Integrated Power Management Circuits protects against over-voltage, and under-voltage conditions and they maximize battery life between charges, minimize charging times, and improve overall battery life. Batteries for PDAs, MP3s, Digital Cameras, and Laptops for example have designed within them integrated power management circuits that insure that the deliverance of reliable power is properly managed. Without these power management integrated circuits even fine tuned handhelds will exhibit problems such as over-voltage, and under-voltage conditions. Incidentally, overcharging is potentially a very dangerous problem.
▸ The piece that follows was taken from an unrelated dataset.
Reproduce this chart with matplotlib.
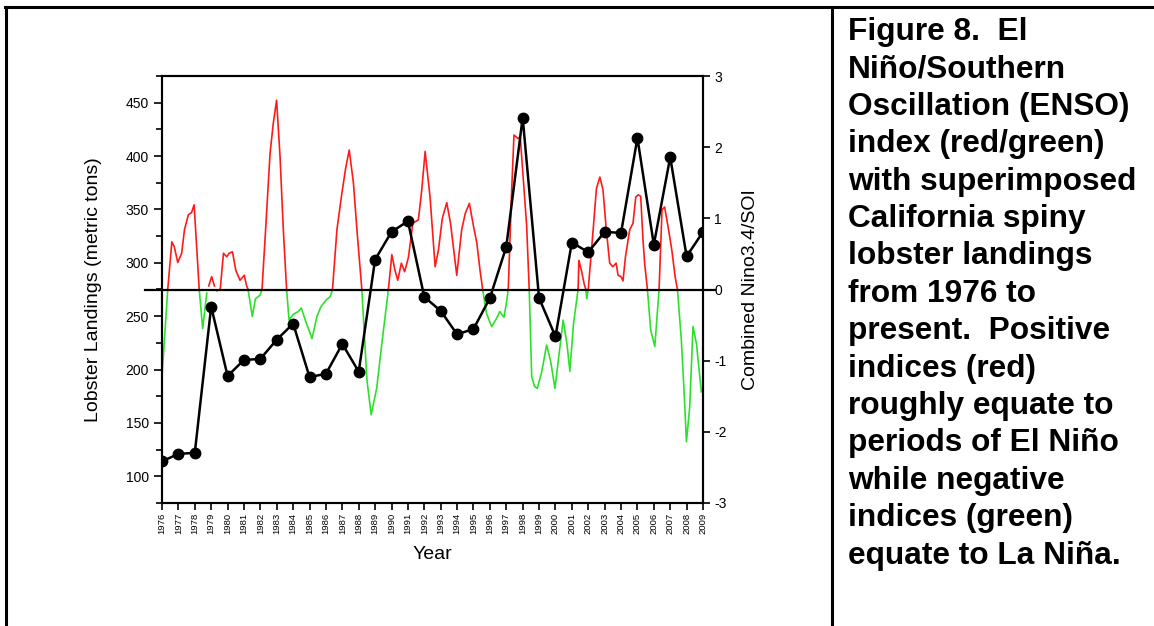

Overcharging is the state of charging a battery beyond its electrical capacity, which can lead to a battery explosion, leakage, or irreversible damage to the battery. It may also cause damage to the charger or device in which the overcharged battery is later used.
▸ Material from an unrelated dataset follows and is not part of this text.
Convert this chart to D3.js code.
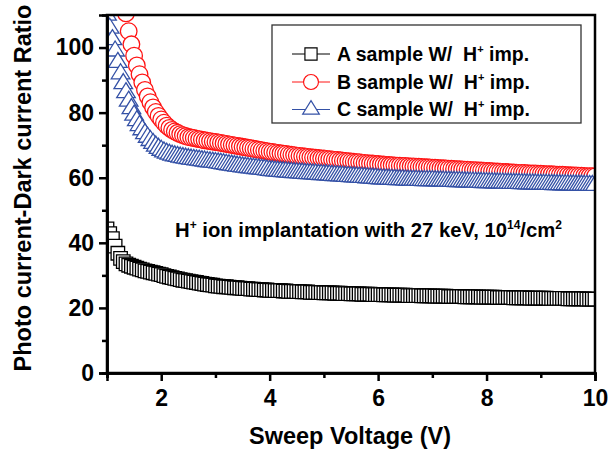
<!DOCTYPE html>
<html>
<head>
<meta charset="utf-8">
<script src="https://cdn.jsdelivr.net/npm/d3@7"></script>
<style>
    body { margin: 0; background: #fff; }
    svg text { font-family: "Liberation Sans", Arial, sans-serif; font-weight: bold; fill: #000; white-space: pre; }
</style>
</head>
<body>
<div id="ratio-chart"></div>
<script>
// sweep voltage (V), one reading every 0.05 V
const voltage = [
    1.00, 1.05, 1.10, 1.15, 1.20, 1.25, 1.30, 1.35, 1.40, 1.45,
    1.50, 1.55, 1.60, 1.65, 1.70, 1.75, 1.80, 1.85, 1.90, 1.95,
    2.00, 2.05, 2.10, 2.15, 2.20, 2.25, 2.30, 2.35, 2.40, 2.45,
    2.50, 2.55, 2.60, 2.65, 2.70, 2.75, 2.80, 2.85, 2.90, 2.95,
    3.00, 3.05, 3.10, 3.15, 3.20, 3.25, 3.30, 3.35, 3.40, 3.45,
    3.50, 3.55, 3.60, 3.65, 3.70, 3.75, 3.80, 3.85, 3.90, 3.95,
    4.00, 4.05, 4.10, 4.15, 4.20, 4.25, 4.30, 4.35, 4.40, 4.45,
    4.50, 4.55, 4.60, 4.65, 4.70, 4.75, 4.80, 4.85, 4.90, 4.95,
    5.00, 5.05, 5.10, 5.15, 5.20, 5.25, 5.30, 5.35, 5.40, 5.45,
    5.50, 5.55, 5.60, 5.65, 5.70, 5.75, 5.80, 5.85, 5.90, 5.95,
    6.00, 6.05, 6.10, 6.15, 6.20, 6.25, 6.30, 6.35, 6.40, 6.45,
    6.50, 6.55, 6.60, 6.65, 6.70, 6.75, 6.80, 6.85, 6.90, 6.95,
    7.00, 7.05, 7.10, 7.15, 7.20, 7.25, 7.30, 7.35, 7.40, 7.45,
    7.50, 7.55, 7.60, 7.65, 7.70, 7.75, 7.80, 7.85, 7.90, 7.95,
    8.00, 8.05, 8.10, 8.15, 8.20, 8.25, 8.30, 8.35, 8.40, 8.45,
    8.50, 8.55, 8.60, 8.65, 8.70, 8.75, 8.80, 8.85, 8.90, 8.95,
    9.00, 9.05, 9.10, 9.15, 9.20, 9.25, 9.30, 9.35, 9.40, 9.45,
    9.50, 9.55, 9.60, 9.65, 9.70, 9.75, 9.80, 9.85, 9.90, 9.95,
    10.00
];

const sampleA = [
    44.3, 42.8, 41.3, 39.0, 36.8, 35.2, 34.2, 33.5, 33.1, 32.8,
    32.5, 32.2, 31.9, 31.7, 31.4, 31.2, 31.0, 30.8, 30.6, 30.4,
    30.2, 29.9, 29.7, 29.5, 29.3, 29.1, 28.9, 28.7, 28.5, 28.4,
    28.2, 28.1, 27.9, 27.8, 27.6, 27.5, 27.3, 27.2, 27.1, 27.0,
    26.8, 26.7, 26.6, 26.5, 26.5, 26.4, 26.3, 26.2, 26.2, 26.1,
    26.0, 25.9, 25.9, 25.8, 25.8, 25.7, 25.6, 25.6, 25.5, 25.5,
    25.4, 25.4, 25.3, 25.3, 25.3, 25.2, 25.2, 25.1, 25.1, 25.1,
    25.0, 25.0, 24.9, 24.9, 24.9, 24.8, 24.8, 24.8, 24.7, 24.7,
    24.6, 24.6, 24.6, 24.6, 24.5, 24.5, 24.5, 24.4, 24.4, 24.4,
    24.3, 24.3, 24.3, 24.3, 24.2, 24.2, 24.2, 24.2, 24.1, 24.1,
    24.1, 24.1, 24.0, 24.0, 24.0, 24.0, 23.9, 23.9, 23.9, 23.9,
    23.9, 23.8, 23.8, 23.8, 23.8, 23.8, 23.7, 23.7, 23.7, 23.7,
    23.7, 23.6, 23.6, 23.6, 23.6, 23.6, 23.5, 23.5, 23.5, 23.5,
    23.5, 23.5, 23.4, 23.4, 23.4, 23.4, 23.4, 23.4, 23.3, 23.3,
    23.3, 23.3, 23.3, 23.3, 23.2, 23.2, 23.2, 23.2, 23.2, 23.2,
    23.1, 23.1, 23.1, 23.1, 23.1, 23.1, 23.0, 23.0, 23.0, 23.0,
    23.0, 23.0, 23.0, 22.9, 22.9, 22.9, 22.9, 22.9, 22.9, 22.9,
    22.8, 22.8, 22.8, 22.8, 22.8, 22.8, 22.8, 22.7, 22.7, 22.7,
    22.7
];

const sampleB = [
    null, null, null, null, null, null, 113.0, 110.5, 105.0, 101.0,
    97.5, 94.5, 91.8, 89.3, 87.0, 85.0, 83.2, 81.6, 80.2, 79.0,
    77.9, 76.9, 76.0, 75.3, 74.7, 74.2, 73.8, 73.4, 73.1, 72.8,
    72.5, 72.35, 72.2, 72.0, 71.85, 71.7, 71.5, 71.4, 71.25, 71.1,
    71.0, 70.85, 70.7, 70.55, 70.4, 70.25, 70.1, 69.95, 69.8, 69.65,
    69.5, 69.35, 69.2, 69.05, 68.9, 68.75, 68.6, 68.45, 68.3, 68.15,
    68.0, 67.9, 67.75, 67.65, 67.5, 67.4, 67.3, 67.15, 67.05, 66.95,
    66.8, 66.7, 66.6, 66.5, 66.4, 66.3, 66.2, 66.15, 66.05, 65.95,
    65.9, 65.8, 65.7, 65.6, 65.5, 65.45, 65.35, 65.25, 65.15, 65.1,
    65.0, 64.9, 64.8, 64.75, 64.65, 64.55, 64.5, 64.4, 64.35, 64.25,
    64.2, 64.1, 64.05, 63.95, 63.9, 63.85, 63.8, 63.7, 63.7, 63.6,
    63.6, 63.55, 63.5, 63.45, 63.4, 63.35, 63.3, 63.25, 63.2, 63.15,
    63.1, 63.05, 63.0, 62.95, 62.9, 62.85, 62.8, 62.75, 62.7, 62.65,
    62.6, 62.55, 62.5, 62.45, 62.4, 62.35, 62.3, 62.25, 62.2, 62.15,
    62.1, 62.05, 62.0, 61.95, 61.9, 61.85, 61.8, 61.75, 61.7, 61.65,
    61.6, 61.55, 61.5, 61.5, 61.45, 61.4, 61.35, 61.3, 61.3, 61.25,
    61.2, 61.15, 61.1, 61.1, 61.05, 61.0, 60.95, 60.9, 60.9, 60.85,
    60.8, 60.75, 60.7, 60.7, 60.65, 60.6, 60.55, 60.5, 60.5, 60.45,
    60.4
];

const sampleC = [
    110.0, 106.0, 102.5, 99.0, 95.5, 92.0, 89.0, 86.2, 83.6, 81.3,
    79.3, 77.6, 76.1, 74.8, 73.6, 72.5, 71.5, 70.6, 69.8, 69.1,
    68.5, 68.0, 67.6, 67.3, 67.0, 66.8, 66.6, 66.4, 66.25, 66.1,
    65.95, 65.8, 65.7, 65.55, 65.45, 65.3, 65.2, 65.05, 64.95, 64.85,
    64.75, 64.6, 64.5, 64.35, 64.2, 64.05, 63.95, 63.8, 63.65, 63.55,
    63.4, 63.3, 63.2, 63.1, 63.0, 62.9, 62.8, 62.7, 62.6, 62.45,
    62.3, 62.25, 62.15, 62.1, 62.0, 61.95, 61.9, 61.8, 61.75, 61.65,
    61.6, 61.55, 61.5, 61.4, 61.35, 61.3, 61.25, 61.2, 61.1, 61.05,
    61.0, 60.95, 60.9, 60.8, 60.75, 60.7, 60.65, 60.6, 60.5, 60.45,
    60.4, 60.35, 60.3, 60.25, 60.2, 60.15, 60.05, 60.0, 59.95, 59.9,
    59.8, 59.75, 59.7, 59.7, 59.65, 59.6, 59.55, 59.5, 59.5, 59.45,
    59.4, 59.35, 59.35, 59.3, 59.3, 59.25, 59.25, 59.2, 59.2, 59.2,
    59.2, 59.15, 59.1, 59.1, 59.05, 59.0, 59.0, 58.95, 58.95, 58.9,
    58.9, 58.85, 58.8, 58.8, 58.75, 58.75, 58.7, 58.7, 58.65, 58.6,
    58.6, 58.55, 58.55, 58.5, 58.5, 58.45, 58.45, 58.4, 58.4, 58.35,
    58.35, 58.3, 58.3, 58.25, 58.25, 58.2, 58.2, 58.15, 58.15, 58.1,
    58.1, 58.05, 58.05, 58.0, 58.0, 57.95, 57.95, 57.95, 57.9, 57.9,
    57.9, 57.85, 57.85, 57.8, 57.8, 57.8, 57.75, 57.75, 57.7, 57.7,
    57.7
];

const sampleNames = ["A sample W/  H", "B sample W/  H", "C sample W/  H"];
const yTicks = [0, 20, 40, 60, 80, 100];
const yMinorTicks = [10, 30, 50, 70, 90];
const xTicks = [2, 4, 6, 8, 10];
const xMinorTicks = [1, 3, 5, 7, 9];

(function() {
    const width = 614;
    const height = 455;
    const margin = { top: 15, right: 19, bottom: 82, left: 107 };
    const plotW = width - margin.left - margin.right;
    const plotH = height - margin.top - margin.bottom;

    const svg = d3.select("#ratio-chart")
        .append("svg")
        .attr("width", width)
        .attr("height", height);

    const x = d3.scaleLinear().domain([1, 10]).range([margin.left, margin.left + plotW]);
    const y = d3.scaleLinear().domain([0, 110]).range([margin.top + plotH, margin.top]);

    // marker shapes (white filled, like Origin's open symbols)
    const squarePath = d3.symbol(d3.symbolSquare, 13.5 * 13.5)();
    const circlePath = d3.symbol(d3.symbolCircle, Math.PI * 8.3 * 8.3)();
    const trianglePath = "M0,-9.8L9.3,5.2L-9.3,5.2Z";

    const series = [
        { name: sampleNames[0], values: sampleA, color: "#000000", shape: squarePath },
        { name: sampleNames[1], values: sampleB, color: "#ff1414", shape: circlePath },
        { name: sampleNames[2], values: sampleC, color: "#3451a6", shape: trianglePath }
    ];

    svg.append("clipPath")
        .attr("id", "plot-clip")
        .append("rect")
        .attr("x", margin.left)
        .attr("y", margin.top)
        .attr("width", plotW)
        .attr("height", plotH);

    const plot = svg.append("g").attr("clip-path", "url(#plot-clip)");

    series.forEach(s => {
        const pts = voltage.map((v, i) => ({ v: v, r: s.values[i] }))
            .filter(d => d.r != null);
        plot.append("g")
            .selectAll("path")
            .data(pts)
            .enter().append("path")
            .attr("d", s.shape)
            .attr("transform", d => `translate(${x(d.v)},${y(d.r)})`)
            .attr("fill", "#fff")
            .attr("stroke", s.color)
            .attr("stroke-width", 1.3);
    });

    // frame
    svg.append("rect")
        .attr("x", margin.left)
        .attr("y", margin.top)
        .attr("width", plotW)
        .attr("height", plotH)
        .attr("fill", "none")
        .attr("stroke", "#000")
        .attr("stroke-width", 2.5);

    // axes
    svg.append("g")
        .attr("transform", `translate(0,${margin.top + plotH})`)
        .call(d3.axisBottom(x).tickValues(xTicks).tickSize(8).tickPadding(9).tickFormat(d3.format("d")));
    svg.append("g")
        .attr("transform", `translate(0,${margin.top + plotH})`)
        .call(d3.axisBottom(x).tickValues(xMinorTicks).tickSize(5).tickFormat(""));

    svg.append("g")
        .attr("transform", `translate(${margin.left},0)`)
        .call(d3.axisLeft(y).tickValues(yTicks).tickSize(8).tickPadding(5).tickFormat(d3.format("d")));
    svg.append("g")
        .attr("transform", `translate(${margin.left},0)`)
        .call(d3.axisLeft(y).tickValues(yMinorTicks).tickSize(5).tickFormat(""));

    svg.selectAll(".domain").attr("stroke-width", 2.5);
    svg.selectAll(".tick line").attr("stroke-width", 2.5);
    svg.selectAll(".tick text")
        .style("font-size", "23px")
        .style("font-family", "'Liberation Sans', Arial, sans-serif")
        .style("font-weight", "bold")
        .attr("fill", "#000");

    // axis titles
    svg.append("text")
        .attr("x", margin.left + plotW / 2 - 1)
        .attr("y", 444)
        .attr("text-anchor", "middle")
        .style("font-size", "23.5px")
        .text("Sweep Voltage (V)");

    svg.append("text")
        .attr("transform", `translate(31,${margin.top + plotH / 2 - 6}) rotate(-90)`)
        .attr("text-anchor", "middle")
        .style("font-size", "23.5px")
        .text("Photo current-Dark current Ratio");

    // annotation
    const note = svg.append("text")
        .attr("x", 175)
        .attr("y", 237)
        .style("font-size", "20.3px");
    note.append("tspan").text("H");
    note.append("tspan").attr("dy", -8).style("font-size", "12px").text("+");
    note.append("tspan").attr("dy", 8).text(" ion implantation with 27 keV, 10");
    note.append("tspan").attr("dy", -8).style("font-size", "12px").text("14");
    note.append("tspan").attr("dy", 8).text("/cm");
    note.append("tspan").attr("dy", -8).style("font-size", "12px").text("2");

    // legend
    const legend = svg.append("g");
    legend.append("rect")
        .attr("x", 272)
        .attr("y", 25)
        .attr("width", 309)
        .attr("height", 98)
        .attr("fill", "#fff")
        .attr("stroke", "#333")
        .attr("stroke-width", 1.3);

    const rowY = [54, 82, 109.5];
    series.forEach((s, i) => {
        const row = legend.append("g").attr("transform", `translate(0,${rowY[i]})`);
        row.append("line")
            .attr("x1", 292).attr("x2", 330)
            .attr("stroke", s.color)
            .attr("stroke-width", 1);
        row.append("path")
            .attr("d", s.shape)
            .attr("transform", "translate(311,0) scale(0.9)")
            .attr("fill", "#fff")
            .attr("stroke", s.color)
            .attr("stroke-width", 1.3);
        const label = row.append("text")
            .attr("x", 337)
            .attr("y", 6.5)
            .style("font-size", "19.5px");
        label.append("tspan").text(s.name);
        label.append("tspan").attr("dy", -8).style("font-size", "11px").text("+");
        label.append("tspan").attr("dy", 8).text(" imp.");
    });
})();
</script>
</body>
</html>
An integrated circuit in general is a miniaturized electronic circuit. An electrical circuit is a network that has a closed loop, giving a return path for current. The goals of integrated circuits are multifaceted, for example when designing for signal processing integrated circuits apply a predefined operation on potential differences (measured in volts) or currents (measured in amperes). For batteries the use of integrated circuits with the goal of power management is integrated battery management which include voltage regulation and charging functions. Power management integrated circuits offer other key benefits as well including maximizing battery life between charges, minimize charging times, and improve battery life. The other critical aspect of power management integrated circuits is their functioning design to detect and monitor voltage levels in batteries. When certain parameter thresholds are exceeded or dangerous conditions exist, these “supervisory circuits” react through a programmable logic design to protect the monitored system and correct problems as programmed. Supervisory circuits are known by a variety of names, including battery monitors, power supply monitors, supply supervisory circuits and reset circuits. They perform critical functions including power-on-reset (POR) protection to ensure that processors always start at the same address during power-up. Without POR, even well-functioning systems can exhibit problems during power-up, power-down, over-voltage, and under-voltage conditions.

The Fuel-gauge IC

We may all be familiar with the battery charge indicator on our device. The little blinking light or bar meter indicator that let’s us know when we need to recharge our battery. But did you know that the calculation of the remaining battery capacity (power) is performed within the battery and that calculation is transmitted to the device from within the battery to the device through the connector. The calculation of remaining battery capacity is performed by the fuel-gauge integrated circuit. The fuel-gauge stores cell characteristics and application parameters used in the calculations within the on-chip EEPROM (which we will discuss shortly). The available capacity registers report a conservative estimate of the amount of charge that can be removed given the current temperature, discharge rate, stored charge and application parameters. Capacity estimation is then reported in mAh remaining and percentage of full charge.

The Thermistor

A thermistor is a temperature-sensing element. The thermistor is used to determine starting temperature and prevent charging if the battery temperature is too low or too high. The battery charger also uses the thermistor as an external thermal sense that provides input to temperature sense for the fuel gauge.

The PC Board

All the components that we have discussed throughout the series on Dissecting A Smart Battery (the connector the fuse the charge and discharge FETs, the cell pack, the sense resistor, the primary and secondary protection ICs, the fuel-gauge IC, the thermistor) is at one point within the battery connected to a PC Board. The PC Board or printed circuit board is used to mechanically support and electrically connectthe aforementioned specialized hardware using conductive pathways, or traces, etched from copper sheets laminated onto a non-conductive substrate.

The EEPROM

Lastly I want to discuss the EEPROM, which stands for the electrically erasable programmable read only memory of the smart battery. It is a reference in effect to the user programmable integrated circuits memory devices which retain stored information in the absence of electrical power and in which the information may be altered electrically.